The majority of coffee in Flores is processed using the semi-washed technique (aka wet hulled or pulped natural.) In this process coffee is harvested and pulped mechanically or by hand within 24 hours after picking. In this process, the ripe cherries pass through a pulper separating the beans and mucilage from the fruit -or pulp- of the cherry.

The coffee is then spread on a patio and left to dry until it reaches a moisture of 23-27 % . At this moisture level the bean itself is hard enough to withstand hulling or separation of the bean from the parchment. This process is similar to but different from dry hulling which takes place when the bean reaches a relative moisture level of 11-14%.

Regional Information

Flores is located in the Eastern Sunday Island archipelago in the province of East Nusa Tengarra, Indonesia. The Sea of Flores separates the island from Sulawesi to the north, East Timor to the south and Sumbawa as well as Komodo Island to the West. Aside from the Island of Komodo, the West Coast of Flores is one of the few places where giant Komodo Dragons can still be found in the wild.

There are seven regencies in Flores: West Mangarrai, Central Mangarrai, Ngada, Nagekeo, Ende, Sikka, and Flores Timur. 90% of the coffee grown in Flores comes from the areas of Mangarrai and Ngada. Total Arabica production from Flores is estimated at 2,500 -3,000 metric tons.

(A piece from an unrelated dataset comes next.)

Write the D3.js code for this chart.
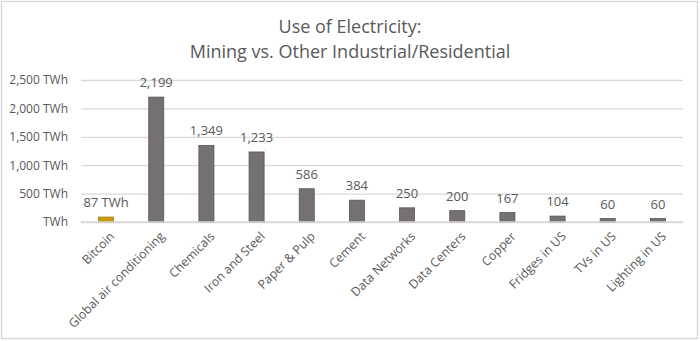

Historically and to this day, much of this coffee is lost to local traders who sell and blend the beans in the commercial port of Surabaya on the Island of Java. We at Atlantic Specialty Coffee have been working with local Indonesia organizations to develop a reliable, unadulterated, and traceable supply chain. The main goal is to work with farmers on quality while adding value to their production.